Follow Mint Lounge

Latest Issue

Home > News> Big Story > The arrival of Aptos and the fuss about fonts

The arrival of Aptos and the fuss about fonts

Microsoft’s Aptos has stirred debates about font preferences. Why does the look of lettering matter so much?

Tidy fonts ensure ease of reading and are designed not to draw attention to themselves.
Tidy fonts ensure ease of reading and are designed not to draw attention to themselves. (iStockphoto)

The poem was ready to be sent, but when writer and poet Priyanka Sacheti looked at the submission guidelines of the literary journal, she realised she had one last alteration to make: the font had to be changed from her usual Times New Roman to Arial. 

“It was difficult to put a finger on why, but the poems sat differently on the page in Arial than in Times New Roman,” she recalls of the incident from a few weeks ago. 

Sacheti’s feelings resemble what many users of Microsoft Office Suite experienced recently.
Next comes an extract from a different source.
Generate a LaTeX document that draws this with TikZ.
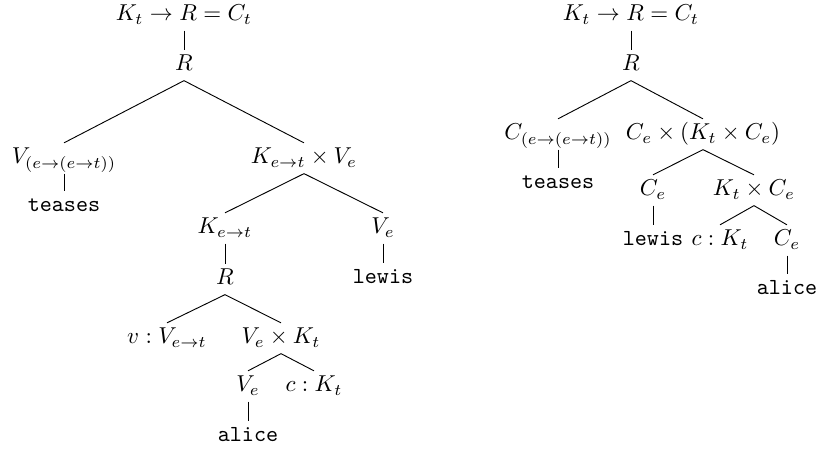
\documentclass[tikz,border=0pt]{standalone}
\begin{document}
\begin{tikzpicture}[x=0.435pt,y=-0.435pt,
  lbl/.style={anchor=base,inner xsep=1pt,inner ysep=2pt,text height=7pt,text depth=2pt},
  branch/.style={line width=0.4pt}
]
  \useasboundingbox (0,0) rectangle (817,452);
  % Left tree
  \node[lbl] (lroot) at (184,21) {$K_t \rightarrow R = C_t$};
  \node[lbl] (lr) at (184,71) {$R$};
  \node[lbl] (lverb) at (64,164) {$V_{(e\rightarrow(e\rightarrow t))}$};
  \node[lbl] (lpair) at (304,164) {$K_{e\rightarrow t} \times V_e$};
  \node[lbl] (lteases) at (64,212) {\texttt{teases}};
  \node[lbl] (lk) at (225,234) {$K_{e\rightarrow t}$};
  \node[lbl] (lve) at (383,234) {$V_e$};
  \node[lbl] (lr2) at (225,285) {$R$};
  \node[lbl] (llewis) at (383,284) {\texttt{lewis}};
  \node[lbl] (lv) at (167,344) {$v : V_{e\rightarrow t}$};
  \node[lbl] (lvk) at (281,344) {$V_e \times K_t$};
  \node[lbl] (lve2) at (248,392) {$V_e$};
  \node[lbl] (lc) at (314,392) {$c : K_t$};
  \node[lbl] (lalice) at (248,442) {\texttt{alice}};
  \draw[branch] (lroot.south) -- (lr.north);
  \draw[branch] (lr.south) -- (lverb.north);
  \draw[branch] (lr.south) -- (lpair.north);
  \draw[branch] (lverb.south) -- (lteases.north);
  \draw[branch] (lpair.south) -- (lk.north);
  \draw[branch] (lpair.south) -- (lve.north);
  \draw[branch] (lk.south) -- (lr2.north);
  \draw[branch] (lve.south) -- (llewis.north);
  \draw[branch] (lr2.south) -- (lv.north);
  \draw[branch] (lr2.south) -- (lvk.north);
  \draw[branch] (lvk.south) -- (lve2.north);
  \draw[branch] (lvk.south) -- (lc.north);
  \draw[branch] (lve2.south) -- (lalice.north);
  % Right tree
  \node[lbl] (rroot) at (631,21) {$K_t \rightarrow R = C_t$};
  \node[lbl] (rr) at (631,71) {$R$};
  \node[lbl] (rverb) at (558,140) {$C_{(e\rightarrow(e\rightarrow t))}$};
  \node[lbl] (rpair) at (703,140) {$C_e \times (K_t \times C_e)$};
  \node[lbl] (rteases) at (558,189) {\texttt{teases}};
  \node[lbl] (rce) at (653,196) {$C_e$};
  \node[lbl] (rkc) at (754,196) {$K_t \times C_e$};
  \node[lbl] (rlewis) at (653,246) {\texttt{lewis}};
  \node[lbl] (rc) at (720,246) {$c : K_t$};
  \node[lbl] (rce2) at (787,246) {$C_e$};
  \node[lbl] (ralice) at (787,295) {\texttt{alice}};
  \draw[branch] (rroot.south) -- (rr.north);
  \draw[branch] (rr.south) -- (rverb.north);
  \draw[branch] (rr.south) -- (rpair.north);
  \draw[branch] (rverb.south) -- (rteases.north);
  \draw[branch] (rpair.south) -- (rce.north);
  \draw[branch] (rpair.south) -- (rkc.north);
  \draw[branch] (rce.south) -- (rlewis.north);
  \draw[branch] (rkc.south) -- (rc.north);
  \draw[branch] (rkc.south) -- (rce2.north);
  \draw[branch] (rce2.south) -- (ralice.north);
\end{tikzpicture}
\end{document}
On Reddit, X and Instagram, users began saying they felt unsettled while using Word, Excel or Outlook email; that their work looked and felt different. When they realised this was due to Aptos, MS Office’s new default font, the rollout of which started earlier this year, many passionately objected to or advocated for Calibri’s typographic successor. 
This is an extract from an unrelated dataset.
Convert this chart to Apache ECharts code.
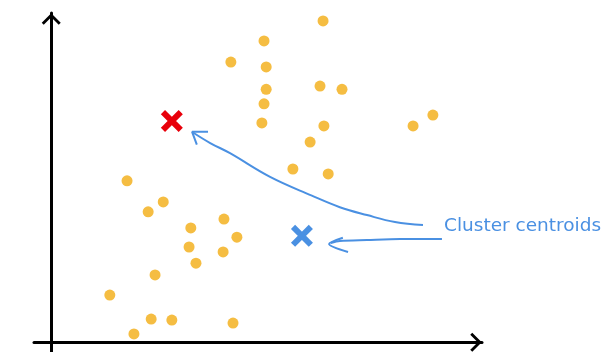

Also Read: When Twitter's (now X) font change caused meltdowns 

In her book Why Fonts Matter, UK-based typographer Sarah Hyndman suggests that experiences in the physical world can influence how we interpret a font. “Type can be seen as mirroring the emotions we display...through our facial expressions and gestures,” she writes. Hydman goes on to say that typography reflects how handwriting can show our mood: “When writing quickly, your mood is italicised and when angry it becomes bold and deliberate.” 

For those who still write extensively by hand, transitioning from page to screen becomes easier with fonts that look like their own handwriting. 
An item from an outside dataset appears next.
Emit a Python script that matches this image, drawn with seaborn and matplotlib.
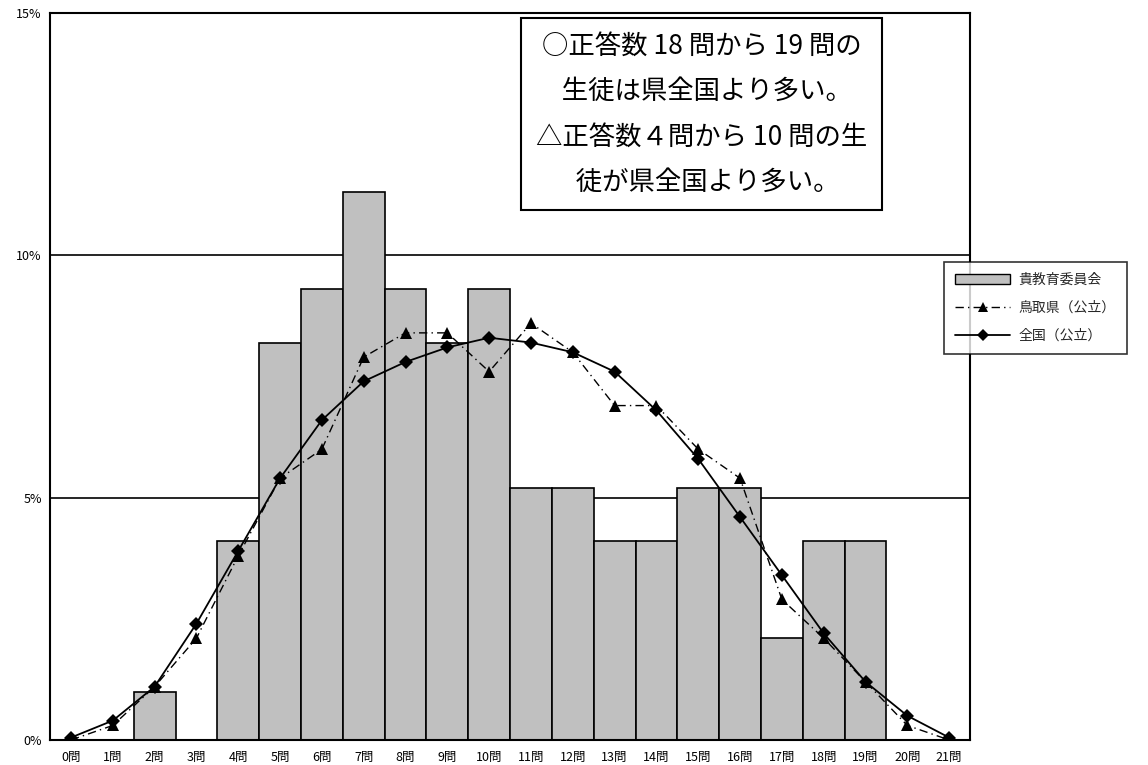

K.C. Janardhan, calligraphist and founder of Bengaluru-based J’s La Quill, a museum of handwriting and lettering, says that he only uses ITC Galliard Italic while typing “because it’s close to the way I write”. On his website, he uses Optima for the comfort of clarity that it offers others.

This is the same reasoning that software developers and companies follow when planning default fonts for applications that are used by a diverse, global audience.


“A default font must be clean, legible and neutral, devoid of a strong character...,” says Satya Rajpurohit, co-founder of the Indian Type Foundry, which has designed Indian and Latin fonts for Apple, Google and Amazon. 

The visual elements of the alphabet’s design, “can significantly impact our interaction with text”, adds Rajpurohit, also the founder of Fontstore, a subscription font service for designers. These elements not only influence readability but also perception of the tone of the content.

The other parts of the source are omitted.